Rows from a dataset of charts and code
**********
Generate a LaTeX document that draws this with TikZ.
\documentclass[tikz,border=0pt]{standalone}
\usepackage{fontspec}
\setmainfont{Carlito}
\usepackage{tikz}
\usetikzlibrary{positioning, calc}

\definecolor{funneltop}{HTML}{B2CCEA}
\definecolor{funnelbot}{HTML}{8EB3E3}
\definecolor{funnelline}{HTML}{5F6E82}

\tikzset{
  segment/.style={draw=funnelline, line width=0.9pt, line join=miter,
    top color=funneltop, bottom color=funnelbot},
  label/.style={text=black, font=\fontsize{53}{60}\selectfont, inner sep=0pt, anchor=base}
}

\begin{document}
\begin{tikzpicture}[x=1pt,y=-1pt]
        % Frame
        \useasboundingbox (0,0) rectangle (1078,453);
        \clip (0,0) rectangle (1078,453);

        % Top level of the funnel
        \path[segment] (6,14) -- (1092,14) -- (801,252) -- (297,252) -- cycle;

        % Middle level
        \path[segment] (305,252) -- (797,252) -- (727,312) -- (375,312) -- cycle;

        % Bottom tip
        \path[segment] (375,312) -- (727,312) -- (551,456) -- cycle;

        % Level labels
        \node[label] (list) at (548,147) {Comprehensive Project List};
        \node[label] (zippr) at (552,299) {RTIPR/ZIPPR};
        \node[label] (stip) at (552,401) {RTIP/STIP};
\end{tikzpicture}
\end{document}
**********
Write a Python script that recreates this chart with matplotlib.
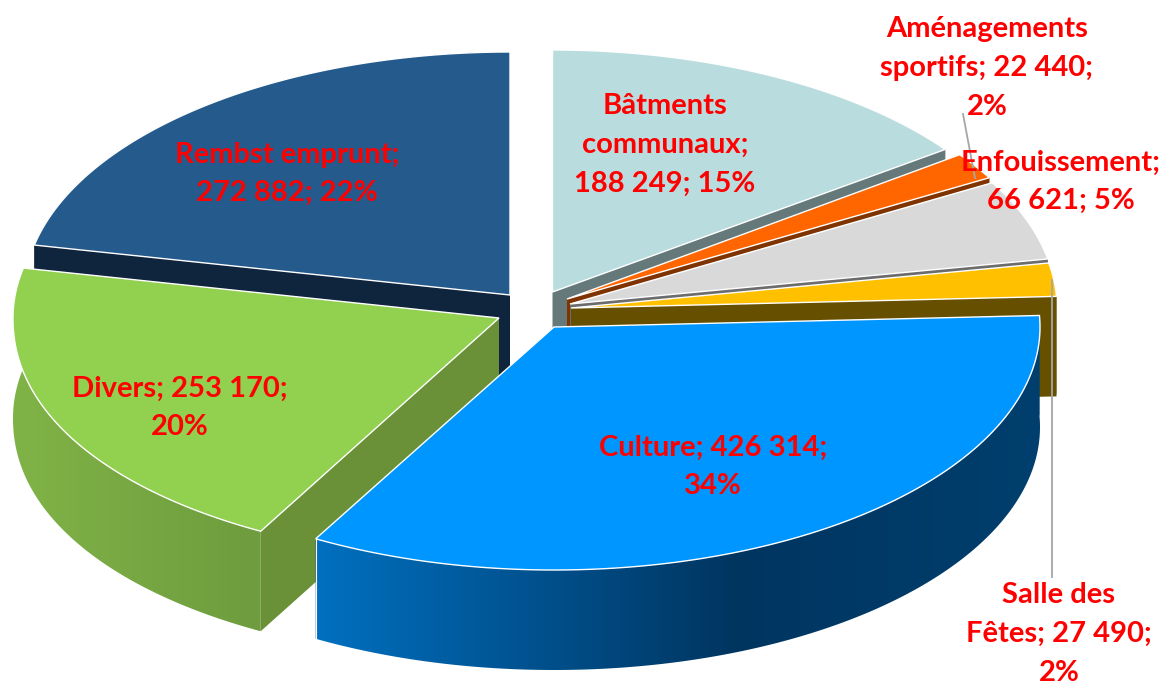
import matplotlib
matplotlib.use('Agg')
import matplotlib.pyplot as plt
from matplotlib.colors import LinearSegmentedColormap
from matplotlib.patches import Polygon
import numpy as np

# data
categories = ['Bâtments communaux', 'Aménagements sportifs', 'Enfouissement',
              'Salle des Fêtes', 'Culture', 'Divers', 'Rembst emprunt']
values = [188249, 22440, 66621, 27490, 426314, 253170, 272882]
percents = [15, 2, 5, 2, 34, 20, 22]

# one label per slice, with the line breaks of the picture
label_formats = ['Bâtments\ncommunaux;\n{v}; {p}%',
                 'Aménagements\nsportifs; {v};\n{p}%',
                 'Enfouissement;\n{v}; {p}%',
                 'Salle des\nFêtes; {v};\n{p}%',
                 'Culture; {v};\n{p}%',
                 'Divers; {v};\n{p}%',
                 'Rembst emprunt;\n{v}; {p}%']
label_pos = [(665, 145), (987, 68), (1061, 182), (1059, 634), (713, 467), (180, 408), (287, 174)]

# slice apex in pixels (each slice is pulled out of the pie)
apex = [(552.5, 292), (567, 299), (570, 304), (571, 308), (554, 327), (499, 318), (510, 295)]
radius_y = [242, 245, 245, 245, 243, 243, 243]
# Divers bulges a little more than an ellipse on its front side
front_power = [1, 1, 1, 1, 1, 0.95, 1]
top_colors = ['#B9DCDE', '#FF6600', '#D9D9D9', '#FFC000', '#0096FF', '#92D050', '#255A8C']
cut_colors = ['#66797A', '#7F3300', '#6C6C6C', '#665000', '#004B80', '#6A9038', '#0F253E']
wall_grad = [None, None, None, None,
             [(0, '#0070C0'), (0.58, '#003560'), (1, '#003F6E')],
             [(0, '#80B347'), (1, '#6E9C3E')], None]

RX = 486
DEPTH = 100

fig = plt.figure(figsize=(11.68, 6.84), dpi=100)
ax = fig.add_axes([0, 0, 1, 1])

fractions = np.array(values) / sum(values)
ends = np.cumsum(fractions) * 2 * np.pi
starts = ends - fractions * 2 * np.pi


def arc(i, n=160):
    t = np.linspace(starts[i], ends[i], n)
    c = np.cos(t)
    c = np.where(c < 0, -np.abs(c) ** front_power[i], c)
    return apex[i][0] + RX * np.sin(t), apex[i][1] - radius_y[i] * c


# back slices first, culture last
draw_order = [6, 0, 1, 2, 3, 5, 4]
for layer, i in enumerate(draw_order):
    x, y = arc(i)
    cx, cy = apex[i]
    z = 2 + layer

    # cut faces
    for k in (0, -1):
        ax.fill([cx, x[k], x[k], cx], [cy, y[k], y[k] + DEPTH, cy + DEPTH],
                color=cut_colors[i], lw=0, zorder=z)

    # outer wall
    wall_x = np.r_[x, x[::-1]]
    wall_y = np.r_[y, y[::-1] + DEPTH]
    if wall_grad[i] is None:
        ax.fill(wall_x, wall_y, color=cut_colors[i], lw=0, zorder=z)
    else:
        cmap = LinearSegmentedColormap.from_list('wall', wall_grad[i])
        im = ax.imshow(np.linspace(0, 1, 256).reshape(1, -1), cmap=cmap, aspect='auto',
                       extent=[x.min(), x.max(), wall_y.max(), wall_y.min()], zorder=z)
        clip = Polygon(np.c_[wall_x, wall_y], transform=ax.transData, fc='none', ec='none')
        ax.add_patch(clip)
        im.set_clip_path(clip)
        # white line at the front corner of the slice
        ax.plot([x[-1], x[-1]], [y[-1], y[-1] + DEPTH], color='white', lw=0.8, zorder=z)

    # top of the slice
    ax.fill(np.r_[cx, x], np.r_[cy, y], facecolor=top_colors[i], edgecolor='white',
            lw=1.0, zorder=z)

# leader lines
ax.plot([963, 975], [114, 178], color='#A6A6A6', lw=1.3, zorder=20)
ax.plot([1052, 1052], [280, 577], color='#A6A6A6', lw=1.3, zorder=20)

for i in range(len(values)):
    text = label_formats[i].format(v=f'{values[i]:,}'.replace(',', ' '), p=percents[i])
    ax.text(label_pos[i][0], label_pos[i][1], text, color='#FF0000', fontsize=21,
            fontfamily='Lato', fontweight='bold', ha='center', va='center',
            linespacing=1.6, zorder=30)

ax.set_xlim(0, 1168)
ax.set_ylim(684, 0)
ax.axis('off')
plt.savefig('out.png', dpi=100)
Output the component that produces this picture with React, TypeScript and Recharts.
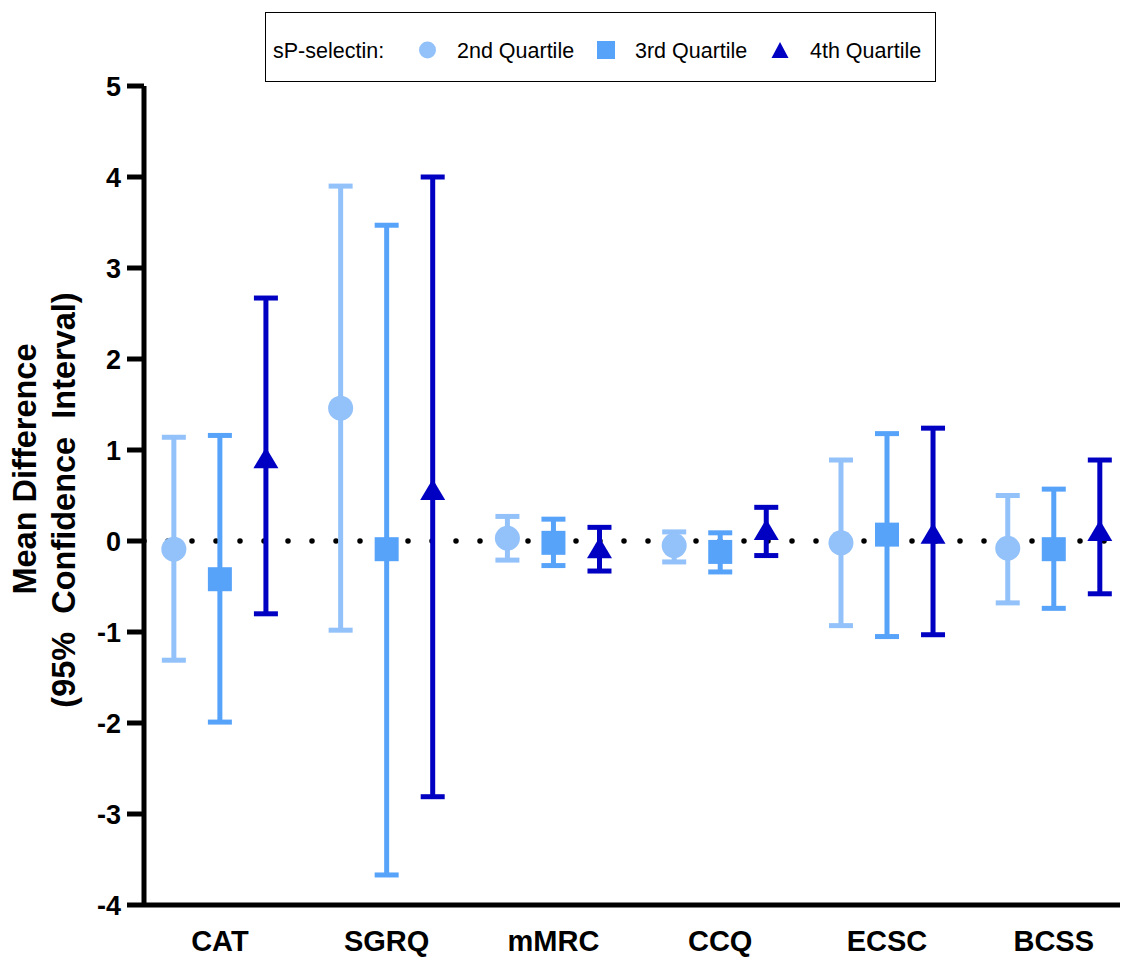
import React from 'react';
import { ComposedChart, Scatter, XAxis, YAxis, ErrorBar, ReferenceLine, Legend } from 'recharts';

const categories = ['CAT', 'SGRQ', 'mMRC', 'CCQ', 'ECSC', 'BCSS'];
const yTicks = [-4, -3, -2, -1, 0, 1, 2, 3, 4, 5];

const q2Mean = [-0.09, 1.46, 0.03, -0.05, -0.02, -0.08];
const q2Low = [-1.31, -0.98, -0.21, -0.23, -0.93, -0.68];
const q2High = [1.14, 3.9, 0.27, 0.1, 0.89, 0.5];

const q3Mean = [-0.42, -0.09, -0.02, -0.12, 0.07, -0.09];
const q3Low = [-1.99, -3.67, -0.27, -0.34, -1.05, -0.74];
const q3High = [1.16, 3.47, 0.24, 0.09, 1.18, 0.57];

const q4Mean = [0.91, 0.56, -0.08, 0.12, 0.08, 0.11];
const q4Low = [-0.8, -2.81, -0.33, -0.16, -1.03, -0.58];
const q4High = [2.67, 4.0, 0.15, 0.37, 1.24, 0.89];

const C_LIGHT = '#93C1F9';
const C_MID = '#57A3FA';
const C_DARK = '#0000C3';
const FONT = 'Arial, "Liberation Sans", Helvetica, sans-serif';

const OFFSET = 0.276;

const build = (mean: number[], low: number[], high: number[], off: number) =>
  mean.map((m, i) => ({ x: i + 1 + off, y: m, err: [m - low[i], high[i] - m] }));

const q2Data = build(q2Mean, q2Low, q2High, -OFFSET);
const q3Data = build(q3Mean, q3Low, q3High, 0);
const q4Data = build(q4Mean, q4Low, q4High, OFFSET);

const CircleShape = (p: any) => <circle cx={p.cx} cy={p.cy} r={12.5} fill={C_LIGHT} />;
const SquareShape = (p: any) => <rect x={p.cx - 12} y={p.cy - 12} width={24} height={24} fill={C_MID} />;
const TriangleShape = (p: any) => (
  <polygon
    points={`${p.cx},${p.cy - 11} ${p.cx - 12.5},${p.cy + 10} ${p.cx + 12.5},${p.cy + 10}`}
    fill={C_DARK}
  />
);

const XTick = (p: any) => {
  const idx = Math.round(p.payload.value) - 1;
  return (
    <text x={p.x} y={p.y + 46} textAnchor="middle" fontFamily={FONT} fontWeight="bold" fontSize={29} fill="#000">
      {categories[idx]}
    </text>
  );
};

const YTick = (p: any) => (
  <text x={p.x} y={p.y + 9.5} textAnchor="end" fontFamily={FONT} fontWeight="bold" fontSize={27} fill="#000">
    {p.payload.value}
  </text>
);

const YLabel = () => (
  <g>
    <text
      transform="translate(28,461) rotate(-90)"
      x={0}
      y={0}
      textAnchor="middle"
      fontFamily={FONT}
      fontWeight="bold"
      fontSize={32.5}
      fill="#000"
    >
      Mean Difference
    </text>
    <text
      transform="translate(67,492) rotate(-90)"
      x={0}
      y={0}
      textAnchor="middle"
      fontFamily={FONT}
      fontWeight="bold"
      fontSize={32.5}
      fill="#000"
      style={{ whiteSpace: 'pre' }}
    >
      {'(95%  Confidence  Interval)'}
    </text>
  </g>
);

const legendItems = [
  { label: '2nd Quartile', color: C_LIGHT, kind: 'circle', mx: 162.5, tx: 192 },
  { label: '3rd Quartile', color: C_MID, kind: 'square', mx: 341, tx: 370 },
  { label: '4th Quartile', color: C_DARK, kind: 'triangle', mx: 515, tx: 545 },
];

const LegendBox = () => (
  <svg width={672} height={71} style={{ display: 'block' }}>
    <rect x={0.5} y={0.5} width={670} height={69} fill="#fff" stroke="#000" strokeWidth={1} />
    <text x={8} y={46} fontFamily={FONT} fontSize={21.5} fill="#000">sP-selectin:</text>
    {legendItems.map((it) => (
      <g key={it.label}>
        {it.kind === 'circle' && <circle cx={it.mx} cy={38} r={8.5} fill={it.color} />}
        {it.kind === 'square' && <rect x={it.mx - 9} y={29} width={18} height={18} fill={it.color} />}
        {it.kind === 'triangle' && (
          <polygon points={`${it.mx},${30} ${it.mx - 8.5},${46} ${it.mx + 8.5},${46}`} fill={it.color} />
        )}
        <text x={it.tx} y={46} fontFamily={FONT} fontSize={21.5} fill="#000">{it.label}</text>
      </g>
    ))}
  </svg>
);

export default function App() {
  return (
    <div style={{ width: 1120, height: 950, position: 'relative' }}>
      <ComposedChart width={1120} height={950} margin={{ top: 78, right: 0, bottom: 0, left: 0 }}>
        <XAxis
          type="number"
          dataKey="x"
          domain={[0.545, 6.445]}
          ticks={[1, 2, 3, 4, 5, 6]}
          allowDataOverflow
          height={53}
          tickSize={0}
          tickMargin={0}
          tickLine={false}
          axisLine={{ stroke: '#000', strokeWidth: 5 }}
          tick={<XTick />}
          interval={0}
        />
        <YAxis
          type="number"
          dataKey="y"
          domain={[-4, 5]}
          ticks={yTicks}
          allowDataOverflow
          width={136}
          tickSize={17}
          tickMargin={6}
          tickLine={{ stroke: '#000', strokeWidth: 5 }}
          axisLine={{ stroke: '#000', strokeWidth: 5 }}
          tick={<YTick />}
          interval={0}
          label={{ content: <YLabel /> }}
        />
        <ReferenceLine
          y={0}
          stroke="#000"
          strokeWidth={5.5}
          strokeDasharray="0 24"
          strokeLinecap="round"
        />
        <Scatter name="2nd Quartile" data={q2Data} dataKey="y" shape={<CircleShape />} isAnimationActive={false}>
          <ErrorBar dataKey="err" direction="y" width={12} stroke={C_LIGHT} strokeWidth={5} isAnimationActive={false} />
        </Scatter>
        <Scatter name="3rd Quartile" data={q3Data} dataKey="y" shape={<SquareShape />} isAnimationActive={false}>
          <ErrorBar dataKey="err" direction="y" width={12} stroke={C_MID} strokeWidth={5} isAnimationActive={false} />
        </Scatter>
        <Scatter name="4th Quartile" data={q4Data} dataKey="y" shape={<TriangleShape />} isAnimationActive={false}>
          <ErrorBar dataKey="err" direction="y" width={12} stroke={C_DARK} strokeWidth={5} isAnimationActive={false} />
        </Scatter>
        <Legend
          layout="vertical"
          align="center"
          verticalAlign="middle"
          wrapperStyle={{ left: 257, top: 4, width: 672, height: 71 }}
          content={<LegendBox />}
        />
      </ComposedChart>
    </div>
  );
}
**********
Your goal: In the listing above, find the line containing "Write a Python" and the line containing "import numpy as np". Reproduce those lines and all between them exactly, with no pictures and nothing more.

Result of this task:
Write a Python script that recreates this chart with matplotlib.
import matplotlib
matplotlib.use('Agg')
import matplotlib.pyplot as plt
from matplotlib.colors import LinearSegmentedColormap
from matplotlib.patches import Polygon
import numpy as np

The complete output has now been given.